Romney's friends have explained that, despite a thrifty streak that has run through much of his life, the Republican presidential hopeful has a soft spot when it comes to spending money on his wife. Close friend Tom Stemberg, the Staples founder, explained it that way to the New York Times in December. "Mitt is the cheapest guy in the world, except when it comes to Ann," he said, "because he loves his wife more than anything."
Over the years, Ann Romney has owned herself, or with partners, at least eight horses for dressage competitions. Among them are Waterford, Mai Schone Maestro, and Happy Day, Rafalca, Sandrina, and Breitan, according to official dressage competition records.
The Romneys investment in dressage is as much emotional as it is financial. The Romneys have long shared a fondness of horses -- the news website Gawker obtained tape of Romney speaking lovingly about the animals with Sean Hannity in an off-air exchange, praising the bloodlines of his wife's Austrian Warmbloods, but also noting his preference for the "smoother gait" of his own Missouri foxtrotter.
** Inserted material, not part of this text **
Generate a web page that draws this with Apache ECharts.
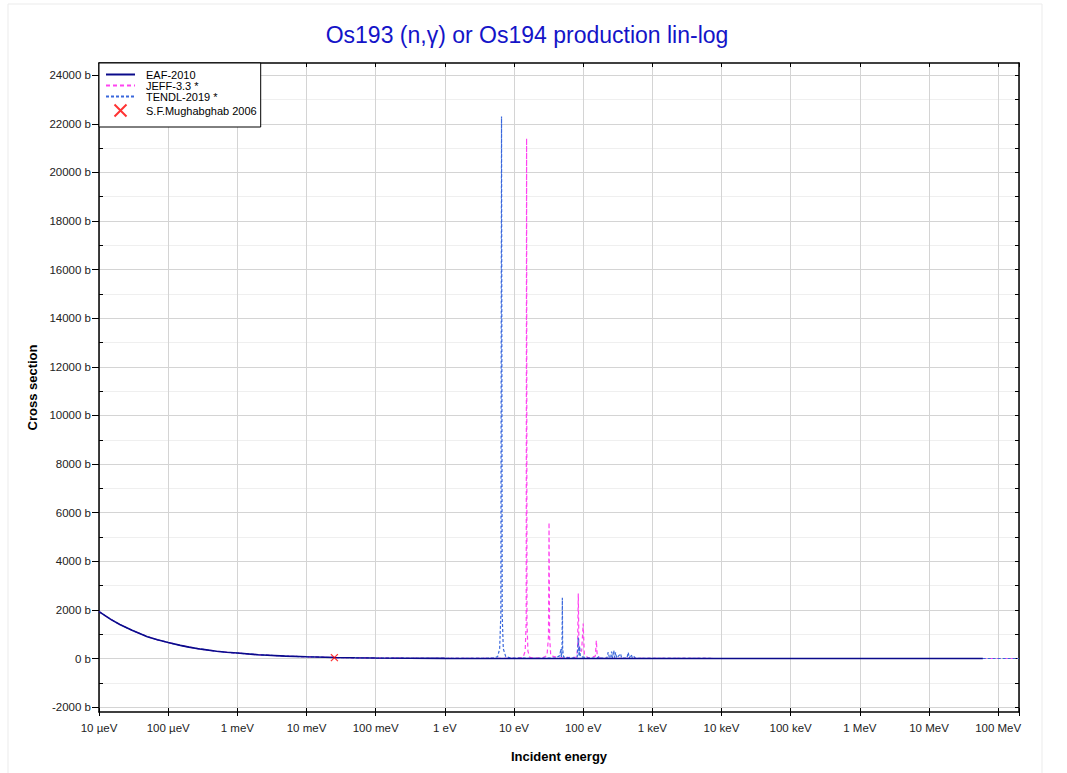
<!DOCTYPE html>
<html><head><meta charset="utf-8">
<script src="https://cdn.jsdelivr.net/npm/echarts@6/dist/echarts.min.js"></script>
<style>html,body{margin:0;padding:0;background:#fff}#c{width:1067px;height:773px}</style>
</head><body><div id="c"></div>
<script>
// ---- tick labels ----
const xTickLabels = ['10 µeV','100 µeV','1 meV','10 meV','100 meV','1 eV','10 eV','100 eV','1 keV','10 keV','100 keV','1 MeV','10 MeV','100 MeV'];
const yTickValues = [-2000,0,2000,4000,6000,8000,10000,12000,14000,16000,18000,20000,22000,24000];
const yMinorValues = [-1000,1000,3000,5000,7000,9000,11000,13000,15000,17000,19000,21000,23000];
const yAllValues = [-2000,-1000,0,1000,2000,3000,4000,5000,6000,7000,8000,9000,10000,11000,12000,13000,14000,15000,16000,17000,18000,19000,20000,21000,22000,23000,24000];

// ---- series data (energy in eV, cross section in b) ----
const eafE = [1e-5,1.5e-5,2e-5,3e-5,5e-5,7e-5,1e-4,1.5e-4,2e-4,3e-4,5e-4,7e-4,1e-3,2e-3,5e-3,1e-2,2.53e-2,0.05,0.1,0.3,1,10,100,1e3,1e4,1e5,1e6,1e7,6e7];
const eafS = [1930,1600,1400,1160,900,770,660,540,470,385,300,255,225,155,100,72,42,29,20,11.5,6.5,2.5,1.5,1.2,0.6,0.3,0.12,0.004,0.001];

const jeffE = [1e-5,1.5e-5,2e-5,3e-5,5e-5,7e-5,1e-4,1.5e-4,2e-4,3e-4,5e-4,7e-4,1e-3,2e-3,5e-3,1e-2,2.53e-2,0.05,0.1,0.3,1,5,10,13.5,14.5,15.0,15.2,15.4,15.9,17,25,30,31.5,32.1,32.7,34,45,80,83,85,87,95,100,104,120,150,155,160,180,1e3,1e4,1e5,1e6,1e7,2e8];
const jeffS = [1930,1600,1400,1160,900,770,660,540,470,385,300,255,225,155,100,72,42,29,20,11.5,6.5,5,8,40,300,1500,21400,1500,300,40,15,120,900,5600,900,120,20,60,400,2670,300,300,1440,150,20,100,740,80,10,5,1.5,0.5,0.15,0.01,0.0005];

const tendlE = [1e-5,1.5e-5,2e-5,3e-5,5e-5,7e-5,1e-4,1.5e-4,2e-4,3e-4,5e-4,7e-4,1e-3,2e-3,5e-3,1e-2,2.53e-2,0.05,0.1,0.3,1,3,5.0,5.8,6.2,6.45,6.6,6.75,7.0,7.6,9,20,40,46,47.5,48.5,49.5,50,50.5,52,70,82,85,87,89,91,120,160,168,175,220,230,240,250,257,265,277,285,294,305,347,360,430,448,465,495,515,547,570,800,1e3,1e4,1e5,1e6,1e7,2e8];
const tendlS = [1930,1600,1400,1160,900,770,660,540,470,385,300,255,225,155,100,72,42,29,20,11.5,7,6,15,80,400,1800,22300,1800,400,80,20,8,20,120,400,60,400,2500,400,60,20,60,860,100,500,80,15,20,80,15,20,260,20,30,290,30,330,30,250,20,200,20,20,250,20,165,15,80,10,6,5,1.5,0.5,0.15,0.01,0.0005];

const expE = [0.0253];
const expS = [38];

const toPts = (E, S) => E.map((e, i) => [Math.log10(e), S[i]]);
const X_MIN = -5, X_MAX = Math.log10(2e8);
const Y_MIN = -2200, Y_MAX = 24500;
const FONT = '"Liberation Sans", Arial, sans-serif';

const chart = echarts.init(document.getElementById('c'), null, {renderer: 'svg'});
const blackLine = {color: '#000', width: 1.5};
const noSym = {opacity: 0};
chart.setOption({
  animation: false,
  backgroundColor: '#fff',
  textStyle: {fontFamily: FONT},
  graphic: [
    {type: 'rect', shape: {x: 8, y: 4, width: 1034, height: 800}, style: {fill: 'none', stroke: '#ebebeb', lineWidth: 1}, silent: true, z: -10},
    {type: 'text', x: 527, y: 35, style: {text: 'Os193 (n,γ) or Os194 production lin-log', fill: '#1414c8', font: '23px ' + FONT, textAlign: 'center', textVerticalAlign: 'middle'}}
  ],
  grid: {left: 99, right: 48, top: 63, bottom: 61, containLabel: false},
  legend: {
    left: 99, top: 63, orient: 'vertical', itemWidth: 29, itemHeight: 12, itemGap: 0,
    padding: [6, 4, 8, 6], backgroundColor: '#fff', borderColor: '#000', borderWidth: 1,
    textStyle: {fontSize: 11, color: '#000', padding: [0, 0, 0, 6]},
    data: [
      {name: 'EAF-2010', itemStyle: noSym},
      {name: 'JEFF-3.3 *', itemStyle: noSym},
      {name: 'TENDL-2019 *', itemStyle: noSym},
      {name: 'S.F.Mughabghab 2006'}
    ]
  },
  xAxis: [
    {type: 'value', min: X_MIN, max: X_MAX, interval: 1, position: 'bottom',
     axisLine: {onZero: false, lineStyle: blackLine},
     axisTick: {show: true, length: 4, lineStyle: {color: '#000'}},
     axisLabel: {margin: 10, fontSize: 11.5, color: '#222',
       formatter: v => { const r = Math.round(v); return Math.abs(v - r) < 1e-6 ? (xTickLabels[r + 5] || '') : ''; }},
     splitLine: {show: true, lineStyle: {color: '#d4d4d4', width: 1}},
     name: 'Incident energy', nameLocation: 'middle', nameGap: 38,
     nameTextStyle: {fontWeight: 'bold', fontSize: 13, color: '#000'}},
    {type: 'value', min: X_MIN, max: X_MAX, interval: 1, position: 'bottom',
     axisLine: {show: false, onZero: false}, axisTick: {show: true, inside: true, length: 4, lineStyle: {color: '#000'}},
     axisLabel: {show: false}, splitLine: {show: false}},
    {type: 'value', min: X_MIN, max: X_MAX, interval: 1, position: 'top',
     axisLine: {show: true, onZero: false, lineStyle: blackLine}, axisTick: {show: true, inside: true, length: 4, lineStyle: {color: '#000'}},
     axisLabel: {show: false}, splitLine: {show: false}}
  ],
  yAxis: [
    {type: 'value', min: Y_MIN, max: Y_MAX, position: 'left',
     axisLine: {show: true, onZero: false, lineStyle: blackLine},
     axisTick: {show: true, length: 7, customValues: yTickValues, lineStyle: {color: '#000'}},
     axisLabel: {customValues: yTickValues, formatter: v => v + ' b', margin: 8, fontSize: 11.5, color: '#222'},
     splitLine: {show: true, lineStyle: {color: '#d4d4d4', width: 1}},
     name: 'Cross section', nameLocation: 'middle', nameGap: 58,
     nameTextStyle: {fontWeight: 'bold', fontSize: 13, color: '#000'}},
    {type: 'value', min: Y_MIN, max: Y_MAX, position: 'left',
     axisLine: {show: false, onZero: false},
     axisTick: {show: true, inside: true, length: 4, customValues: yMinorValues, lineStyle: {color: '#000'}},
     axisLabel: {show: false},
     splitLine: {show: true, lineStyle: {color: '#efefef', width: 1}}},
    {type: 'value', min: Y_MIN, max: Y_MAX, position: 'right',
     axisLine: {show: true, onZero: false, lineStyle: blackLine},
     axisTick: {show: true, inside: true, length: 4, customValues: yAllValues, lineStyle: {color: '#000'}},
     axisLabel: {show: false}, splitLine: {show: false}}
  ],
  series: [
    {name: 'EAF-2010', type: 'line', data: toPts(eafE, eafS), showSymbol: false, symbol: 'none', z: 4,
     lineStyle: {color: '#0a0a8a', width: 1.6}, itemStyle: {color: '#0a0a8a'}},
    {name: 'JEFF-3.3 *', type: 'line', data: toPts(jeffE, jeffS), showSymbol: false, symbol: 'none', z: 2,
     lineStyle: {color: '#ff44f0', width: 1.2, type: [4, 3]}, itemStyle: {color: '#ff44f0'}},
    {name: 'TENDL-2019 *', type: 'line', data: toPts(tendlE, tendlS), showSymbol: false, symbol: 'none', z: 3,
     lineStyle: {color: '#3a68dc', width: 1.2, type: [3, 2]}, itemStyle: {color: '#3a68dc'}},
    {name: 'S.F.Mughabghab 2006', type: 'scatter', data: toPts(expE, expS), z: 10,
     symbol: 'path://M0,0L10,10M10,0L0,10', symbolSize: 7,
     itemStyle: {color: 'none', borderColor: '#ff0000', borderWidth: 1.3}}
  ]
});
</script></body></html>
Braddick said the Romneys were regulars at dressage events and traveled to Europe together to purchase horses for their California stables. When Ebeling was preparing a dressage routine to try and qualify for this year's World Cup, one of the sport's major annual events, Braddick said it was Mitt Romney who selected the music that would accompany the horse and rider's performance -- selections from the soundtracks to "Rainman" and "The Mission."
"Jan told me, 'Mitt picked the music … that was his contribution, and we love it,' " Braddick said. He added that this was not an insubstantial contribution -- many riders have music specially composed for competition, and some even hire an orchestra to play a version that will precisely fit the footfalls of the horse in question.
Ilyse Hogue, a Democratic political consultant, said she fully expects Obama allies to draw attention to such details as a means of provoking questions about Romney's "relatability." And they will do so, she said, not simply because the candidate is so wealthy.
"Americans don't hate rich people," Hogue said. "Some of our most popular presidents came from personal wealth. [But] his series of missteps … reinforce a common feeling that Romney is so far removed from most people's daily reality that he couldn't address their concerns even if he cared to."
Braddick said he is certain Ann Romney, and probably her husband, too, will be heartbroken to miss the competition, which gets underway today in the picturesque village an hour north of Amsterdam. But he's sure her decision is intended to spare the 6,000 or so spectators the hassles of security, including campaign staff and Secret Service protection, that would likely be required if she were to attend.
"There are a lot of people who are very, very wealthy who do travel with entourages, but not like that," he said. "Akiko Yamazaki and Jerry Yang own [the competitive horse named] Ravel. They're very wealthy. Akiko is very active. I could not imagine Akiko ever not being at a show when Ravel is competing. I'm sure Ann feels the same exact way."